Variables that did not correspond to the proportional hazard criterion, I tried to transform into a more normally distributed form, since I was told that in this way it is more likely the prop. hazard criterion is fulfilled. As you can see in the table further down, the model includes a variable log(F), which is such a transformed variable. After the transformation my checking function cox.zph did not "complain" about this variable anymore.

To reduce the number of Variables from the remaining 70 to the most important ones, I applied stepwise BIC selection for my cox regression using coxph.
As can be seen below the variables E and log(F) are highly significant, but especially the variable E has a very large confidence interval making me wonder how such a variable can be still significant for the model.
enter image description here

I was made aware of the fact that the stepwise selection I performed might have had a negative effect on the confidence intervals, although I am not sure how the relation here is, since I could have had selected these 6 variables from the very beginning.

I am trying my best to understand the mathematical foundations of proper model construction, but now I am stuck.

What would be a proper strategy to melt down the 70 variables to the most important ones for/in the final cox model?

I read that variable selection is always problematic, but I cannot run a full model (with all variables) due to missing values and me fearing overfitting.

I hope I was able to formulate my problem in an understandable way and am thankful for any advice.

Thanks in advance!
Mark

Best Answer

My book Regression Modeling Strategies, 2nd Edition has detailed strategies and case studies for model building and validation. Detailed course notes going along with the book may be found at http://biostat.mc.vanderbilt.edu/RmS#Materials

Your original strategy creates several difficulties including

  1. Removal of predictors that have missing values as opposed to using multiple imputation
  2. Usage of stepwise variable selection which ruins confidence intervals even more than it ruins point estimates (regression coefficients)
  3. Conflating predictor transformation with predictor $\times$ time interaction (non-proportional hazards) and assuming that the distribution of predictors has something to do with the quality of their fit in the model (including being related to proportional hazards being satisfied).
  4. Arbitrary removal of co-linear predictors instead of getting better predictions by pre-combining co-linear predictors using methods such as principal components
  5. Assuming that the only transformations of predictors that fit the data are the identity and log transformations
  6. Using log transformations as opposed to more general and better fitting regression splines (which also allow zeros and negative values in predictors)
  7. Having far too many separate candidate variables for fitting a full model or for using stepwise variable selection without penalization. You didn't state a key number which is the number of events. You need about 15 events per candidate predictor for a model to be reliable.
  8. Univariate analysis should not be used to select variables for modeling. This results in huge biases and inefficiencies.

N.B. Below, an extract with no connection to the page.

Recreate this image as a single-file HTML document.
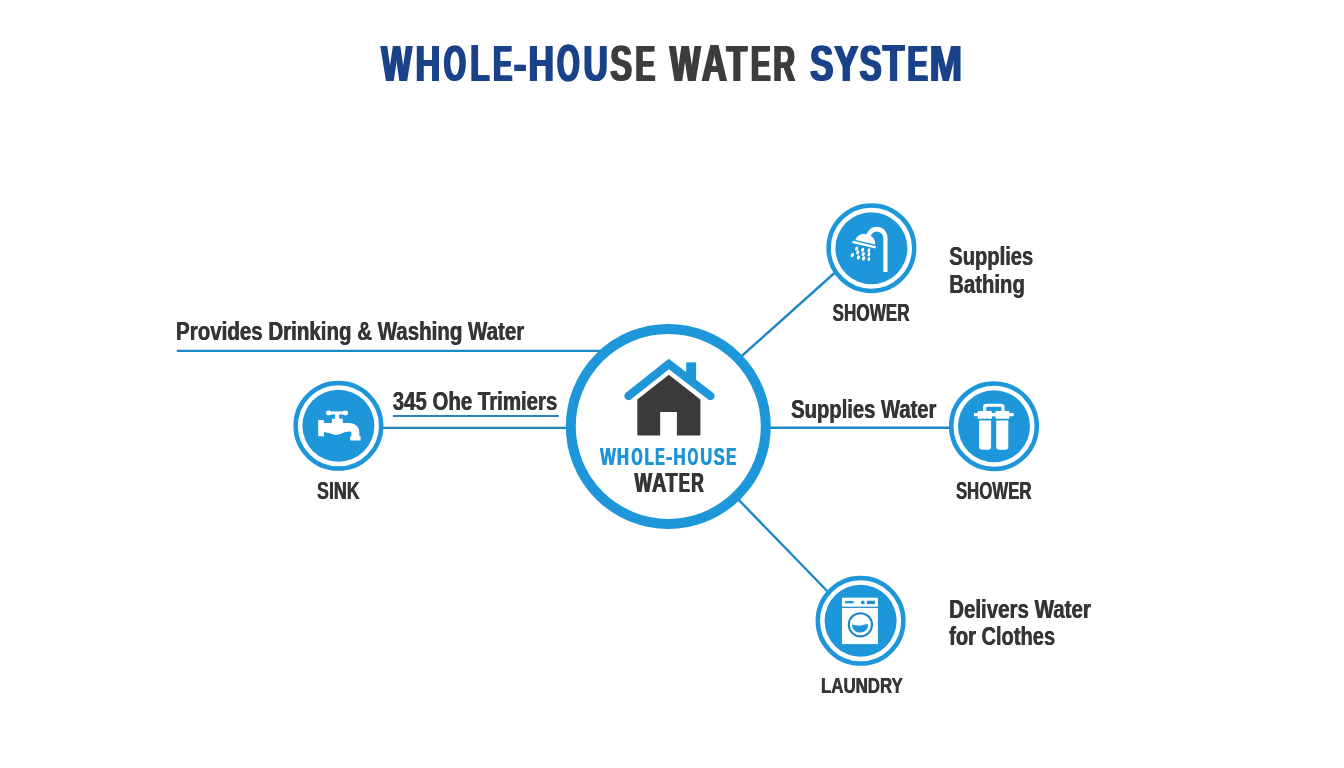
<!DOCTYPE html>
<html><head><meta charset="utf-8">
<style>
html,body{margin:0;padding:0;background:#fff;width:1344px;height:768px;overflow:hidden}
.wrap{will-change:transform;opacity:0.999}
svg{display:block}
text{-webkit-font-smoothing:antialiased}
text{font-family:"Liberation Sans",sans-serif;font-weight:bold}
</style></head>
<body>
<div class="wrap"><svg width="1344" height="768" viewBox="0 0 1344 768">
<rect width="1344" height="768" fill="#fff"/>

<!-- Title -->
<g id="title">
<text transform="translate(380.37 81.25) scale(0.6324 1)" font-size="50.87" fill="#19428a" style="text-shadow:2.85px 0 0 #19428a">W</text>
<text transform="translate(414.40 81.25) scale(0.6754 1)" font-size="50.87" fill="#19428a" style="text-shadow:2.67px 0 0 #19428a">H</text>
<text transform="translate(442.84 81.25) scale(0.5573 1)" font-size="50.87" fill="#19428a" style="text-shadow:3.23px 0 0 #19428a">O</text>
<text transform="translate(469.30 81.25) scale(0.6167 1)" font-size="50.87" fill="#19428a" style="text-shadow:2.92px 0 0 #19428a">L</text>
<text transform="translate(492.08 81.25) scale(0.5641 1)" font-size="50.87" fill="#19428a" style="text-shadow:3.19px 0 0 #19428a">E</text>
<text transform="translate(512.84 81.25) scale(0.7355 1)" font-size="50.87" fill="#19428a" style="text-shadow:2.45px 0 0 #19428a">-</text>
<text transform="translate(527.43 81.25) scale(0.6955 1)" font-size="50.87" fill="#19428a" style="text-shadow:2.59px 0 0 #19428a">H</text>
<text transform="translate(555.90 81.25) scale(0.5743 1)" font-size="50.87" fill="#19428a" style="text-shadow:3.13px 0 0 #19428a">O</text>
<text transform="translate(582.48 81.25) scale(0.6606 1)" font-size="50.87" fill="#19428a" style="text-shadow:2.72px 0 0 #19428a">U</text>
<text transform="translate(609.16 81.25) scale(0.6431 1)" font-size="50.87" fill="#3c3c3c" style="text-shadow:2.80px 0 0 #3c3c3c">S</text>
<text transform="translate(634.31 81.25) scale(0.5851 1)" font-size="50.87" fill="#3c3c3c" style="text-shadow:3.08px 0 0 #3c3c3c">E</text>
<text transform="translate(668.87 81.25) scale(0.6344 1)" font-size="50.87" fill="#3c3c3c" style="text-shadow:2.84px 0 0 #3c3c3c">W</text>
<text transform="translate(700.84 81.25) scale(0.6798 1)" font-size="50.87" fill="#3c3c3c" style="text-shadow:2.65px 0 0 #3c3c3c">A</text>
<text transform="translate(725.62 81.25) scale(0.6576 1)" font-size="50.87" fill="#3c3c3c" style="text-shadow:2.74px 0 0 #3c3c3c">T</text>
<text transform="translate(749.72 81.25) scale(0.5816 1)" font-size="50.87" fill="#3c3c3c" style="text-shadow:3.09px 0 0 #3c3c3c">E</text>
<text transform="translate(772.30 81.25) scale(0.5884 1)" font-size="50.87" fill="#3c3c3c" style="text-shadow:3.06px 0 0 #3c3c3c">R</text>
<text transform="translate(809.10 81.25) scale(0.6824 1)" font-size="50.87" fill="#19428a" style="text-shadow:2.64px 0 0 #19428a">S</text>
<text transform="translate(833.29 81.25) scale(0.7009 1)" font-size="50.87" fill="#19428a" style="text-shadow:2.57px 0 0 #19428a">Y</text>
<text transform="translate(858.55 81.25) scale(0.6464 1)" font-size="50.87" fill="#19428a" style="text-shadow:2.78px 0 0 #19428a">S</text>
<text transform="translate(881.70 81.25) scale(0.6977 1)" font-size="50.87" fill="#19428a" style="text-shadow:2.58px 0 0 #19428a">T</text>
<text transform="translate(906.24 81.25) scale(0.6061 1)" font-size="50.87" fill="#19428a" style="text-shadow:2.97px 0 0 #19428a">E</text>
<text transform="translate(928.38 81.25) scale(0.7703 1)" font-size="50.87" fill="#19428a" style="text-shadow:2.34px 0 0 #19428a">M</text>
</g>




<!-- connector lines -->
<g stroke="#1e88c6" stroke-width="2.4" fill="none">
  <line x1="176.8" y1="350.9" x2="605" y2="350.9"/>
  <line x1="766" y1="427.8" x2="952" y2="427.8"/>
  <line x1="735" y1="362" x2="840" y2="268"/>
  <line x1="733" y1="494" x2="832" y2="596"/>
</g>
<g stroke="#2784b4" stroke-width="2.2" fill="none">
  <line x1="380" y1="427.9" x2="570" y2="427.9"/>
  <line x1="393" y1="416" x2="558.8" y2="416"/>
</g>

<!-- central circle -->
<circle cx="668.3" cy="426.4" r="97.5" fill="#fff" stroke="#1d97da" stroke-width="10"/>

<!-- house -->
<path d="M637.3 399.5 L668.8 374.8 L700.4 399.5 V434.4 Q700.4 435.4 699.4 435.4 H676.9 V411.9 H660.2 V435.4 H638.3 Q637.3 435.4 637.3 434.4 Z" fill="#3c3a3b"/>
<rect x="686.2" y="362.4" width="9.9" height="20" fill="#1d97da"/>
<polyline points="628.5,396 668.8,364 710.5,396" fill="none" stroke="#1d97da" stroke-width="8.3" stroke-linecap="round" stroke-linejoin="miter"/>

<!-- central text -->
<g id="cwh">
<text transform="translate(599.68 464.9) scale(0.6786 1)" font-size="24.56" fill="#1d94d6" style="text-shadow:1.03px 0 0 #1d94d6">W</text>
<text transform="translate(616.60 464.9) scale(0.6717 1)" font-size="24.56" fill="#1d94d6" style="text-shadow:1.04px 0 0 #1d94d6">H</text>
<text transform="translate(631.02 464.9) scale(0.5742 1)" font-size="24.56" fill="#1d94d6" style="text-shadow:1.22px 0 0 #1d94d6">O</text>
<text transform="translate(644.31 464.9) scale(0.6029 1)" font-size="24.56" fill="#1d94d6" style="text-shadow:1.16px 0 0 #1d94d6">L</text>
<text transform="translate(654.72 464.9) scale(0.5950 1)" font-size="24.56" fill="#1d94d6" style="text-shadow:1.18px 0 0 #1d94d6">E</text>
<text transform="translate(665.55 464.9) scale(0.7856 1)" font-size="24.56" fill="#1d94d6" style="text-shadow:0.89px 0 0 #1d94d6">-</text>
<text transform="translate(673.06 464.9) scale(0.6925 1)" font-size="24.56" fill="#1d94d6" style="text-shadow:1.01px 0 0 #1d94d6">H</text>
<text transform="translate(687.25 464.9) scale(0.5508 1)" font-size="24.56" fill="#1d94d6" style="text-shadow:1.27px 0 0 #1d94d6">O</text>
<text transform="translate(700.02 464.9) scale(0.6637 1)" font-size="24.56" fill="#1d94d6" style="text-shadow:1.05px 0 0 #1d94d6">U</text>
<text transform="translate(713.33 464.9) scale(0.6591 1)" font-size="24.56" fill="#1d94d6" style="text-shadow:1.06px 0 0 #1d94d6">S</text>
<text transform="translate(725.77 464.9) scale(0.6240 1)" font-size="24.56" fill="#1d94d6" style="text-shadow:1.12px 0 0 #1d94d6">E</text>
</g>
<g id="cwa">
<text transform="translate(633.88 492.3) scale(0.6623 1)" font-size="28.05" fill="#353535" style="text-shadow:1.36px 0 0 #353535">W</text>
<text transform="translate(651.50 492.3) scale(0.7120 1)" font-size="28.05" fill="#353535" style="text-shadow:1.26px 0 0 #353535">A</text>
<text transform="translate(664.88 492.3) scale(0.7022 1)" font-size="28.05" fill="#353535" style="text-shadow:1.28px 0 0 #353535">T</text>
<text transform="translate(678.30 492.3) scale(0.5846 1)" font-size="28.05" fill="#353535" style="text-shadow:1.54px 0 0 #353535">E</text>
<text transform="translate(690.74 492.3) scale(0.6177 1)" font-size="28.05" fill="#353535" style="text-shadow:1.46px 0 0 #353535">R</text>
</g>


<!-- small circles -->
<g id="c_sink">
  <circle cx="338.4" cy="425.8" r="42.8" fill="#fff" stroke="#1d97da" stroke-width="4.5"/>
  <circle cx="338.4" cy="425.8" r="36" fill="#1d97da"/>
</g>
<g id="c_shower">
  <circle cx="871.4" cy="248.2" r="42.8" fill="#fff" stroke="#1d97da" stroke-width="4.5"/>
  <circle cx="871.4" cy="248.2" r="36" fill="#1d97da"/>
</g>
<g id="c_filter">
  <circle cx="994" cy="426.2" r="42.8" fill="#fff" stroke="#1d97da" stroke-width="4.5"/>
  <circle cx="994" cy="426.2" r="36" fill="#1d97da"/>
</g>
<g id="c_laundry">
  <circle cx="860.6" cy="620.8" r="42.8" fill="#fff" stroke="#1d97da" stroke-width="4.5"/>
  <circle cx="860.6" cy="620.8" r="36" fill="#1d97da"/>
</g>

<!-- faucet icon -->
<g fill="#fff">
  <ellipse cx="328.7" cy="412.9" rx="2.7" ry="2.4"/>
  <ellipse cx="345.4" cy="412.9" rx="2.7" ry="2.4"/>
  <rect x="328.6" y="411.4" width="17" height="3"/>
  <rect x="335.1" y="413" width="4.1" height="7"/>
  <path d="M318.2 420.1 H323.9 V423.1 H331.9 V418.8 H342.8 V423.1 H349 C355.5 423.1 359.3 427 359.3 432.5 V436.3 H360.6 V440.6 H350.2 V436.3 H351.4 V433 C351.4 432 350.5 431.6 349.5 431.6 C344 431.6 341 434.8 336.5 434.8 C332 434.8 329 432.2 323.9 432.2 V436.3 H318.2 Z"/>
</g>

<!-- shower icon -->
<g fill="#fff">
  <path d="M866.1 236.5 V237.5 A10.7 10.7 0 0 1 887.5 237.5 V271.9 H883.3 V238 A6.5 6.5 0 0 0 870.3 238 V237 Z"/>
  <path d="M855.3 240 A10 8.2 13.3 0 1 875.1 244.6 Z"/>
  <path d="M852.8 240.8 L876 246.3 L875.4 248.6 L852.2 243.1 Z"/>
  <g>
    <ellipse cx="856.6" cy="248.6" rx="1.5" ry="2.2" transform="rotate(20 856.6 248.6)"/>
    <ellipse cx="862.6" cy="249.8" rx="1.5" ry="2.2" transform="rotate(20 862.6 249.8)"/>
    <ellipse cx="868.9" cy="250.3" rx="1.35" ry="2.1" transform="rotate(10 868.9 250.3)"/>
    <ellipse cx="852.4" cy="255.1" rx="1.5" ry="2.2" transform="rotate(20 852.4 255.1)"/>
    <ellipse cx="857.7" cy="252.4" rx="1.5" ry="2.2" transform="rotate(20 857.7 252.4)"/>
    <ellipse cx="863.3" cy="254.1" rx="1.5" ry="2.2" transform="rotate(20 863.3 254.1)"/>
    <ellipse cx="868.9" cy="254.2" rx="1.35" ry="2.1" transform="rotate(10 868.9 254.2)"/>
    <ellipse cx="858.4" cy="257.4" rx="1.55" ry="2.2" transform="rotate(20 858.4 257.4)"/>
    <ellipse cx="863.6" cy="258.4" rx="1.55" ry="2.2" transform="rotate(20 863.6 258.4)"/>
    <ellipse cx="868.9" cy="259" rx="1.35" ry="2.1" transform="rotate(10 868.9 259)"/>
  </g>
</g>

<!-- filter icon -->
<g fill="#fff">
  <path d="M983.1 411.1 V407 Q983.1 403.8 986.3 403.8 H1001.3 Q1004.5 403.8 1004.5 407 V411.1 H1001.4 V407.9 Q1001.4 406.8 1000.3 406.8 H987.3 Q986.2 406.8 986.2 407.9 V411.1 Z"/>
  <rect x="977.7" y="411.1" width="14.2" height="7.7" rx="0.6"/>
  <rect x="995.5" y="411.1" width="13.9" height="7.7" rx="0.6"/>
  <rect x="991" y="412.9" width="5" height="3.5"/>
  <rect x="974" y="412.9" width="4.5" height="3.4" rx="0.8"/>
  <rect x="1008.8" y="412.9" width="4.9" height="3.4" rx="0.8"/>
  <path d="M979.1 421.2 Q979.1 420.6 979.7 420.6 H990.5 Q991.1 420.6 991.1 421.2 V446.7 Q991.1 449.7 988.1 449.7 H982.1 Q979.1 449.7 979.1 446.7 Z"/>
  <path d="M996.2 421.2 Q996.2 420.6 996.8 420.6 H1007.7 Q1008.3 420.6 1008.3 421.2 V446.7 Q1008.3 449.7 1005.3 449.7 H999.2 Q996.2 449.7 996.2 446.7 Z"/>
</g>

<!-- washer icon -->
<g>
  <rect x="842" y="597.7" width="35.9" height="46.4" fill="#fff"/>
  <rect x="842" y="606.7" width="35.9" height="1.2" fill="#1d88c4"/>
  <rect x="845.1" y="601.1" width="8.6" height="2.2" fill="#1f90cf"/>
  <circle cx="862.8" cy="602.4" r="1.9" fill="#1f90cf"/>
  <rect x="866.9" y="600.7" width="8" height="3.4" fill="#1f90cf"/>
  <circle cx="860.4" cy="624.8" r="11.6" fill="none" stroke="#1d88c4" stroke-width="2.1"/>
  <path d="M851.9 624.9 C854.5 624.4 856.5 625.8 859.5 625.8 C862.5 625.8 864.5 623.4 868.3 624.6 C868 629.6 864.4 632.6 860.2 632.6 C855.8 632.6 852.3 629.6 851.9 624.9 Z" fill="#1d97da"/>
</g>

<!-- labels -->
<g fill="#353535" style="text-shadow:0.75px 0 0 #353535">
<text id="t_prov" x="175.75" y="340.1" font-size="25.3" textLength="348.20" lengthAdjust="spacingAndGlyphs">Provides Drinking &amp; Washing Water</text>
<text id="t_345" x="392.45" y="410.4" font-size="25.5" textLength="164.60" lengthAdjust="spacingAndGlyphs">345 Ohe Trimiers</text>
<text id="t_sink" x="316.75" y="498.7" font-size="23.8" textLength="42.60" lengthAdjust="spacingAndGlyphs">SINK</text>
<text id="t_sh1" x="832.35" y="321" font-size="24.7" textLength="77.00" lengthAdjust="spacingAndGlyphs">SHOWER</text>
<text id="t_sh2" x="955.65" y="499" font-size="24.1" textLength="75.60" lengthAdjust="spacingAndGlyphs">SHOWER</text>
<text id="t_lau" x="820.65" y="692.7" font-size="22.7" textLength="81.90" lengthAdjust="spacingAndGlyphs">LAUNDRY</text>
<text id="t_sup1" x="948.95" y="265" font-size="25.7" textLength="84.00" lengthAdjust="spacingAndGlyphs">Supplies</text>
<text id="t_bath" x="948.95" y="292.5" font-size="25.7" textLength="75.60" lengthAdjust="spacingAndGlyphs">Bathing</text>
<text id="t_supw" x="790.85" y="418" font-size="26" textLength="145.30" lengthAdjust="spacingAndGlyphs">Supplies Water</text>
<text id="t_del" x="948.85" y="617.6" font-size="25.4" textLength="141.70" lengthAdjust="spacingAndGlyphs">Delivers Water</text>
<text id="t_for" x="948.85" y="644.8" font-size="25.4" textLength="106.00" lengthAdjust="spacingAndGlyphs">for Clothes</text>
</g>
</svg></div>
</body></html>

Stepwise variable selection, whether based on $R^2$, AIC, BIC, $P$-values, $C_p$ is not a valid solution to your problem unless you incorporate shrinkage while doing variable selection (and that would only solve $\frac{1}{4}$ of the problem anyway.

As you reformulate the approach without doing variable selection or deletion of sometimes-missing predictors, consider making data reduction and multiple imputation key components of your strategy. Data reduction reduces the dimensionality of the predictor space in a way that is masked to the dependent variable. Therefore it does not create biases or multiplicity problems that work in your favor. Variable clustering and redundancy analysis are two forms of data reduction that I cover in my book and course notes.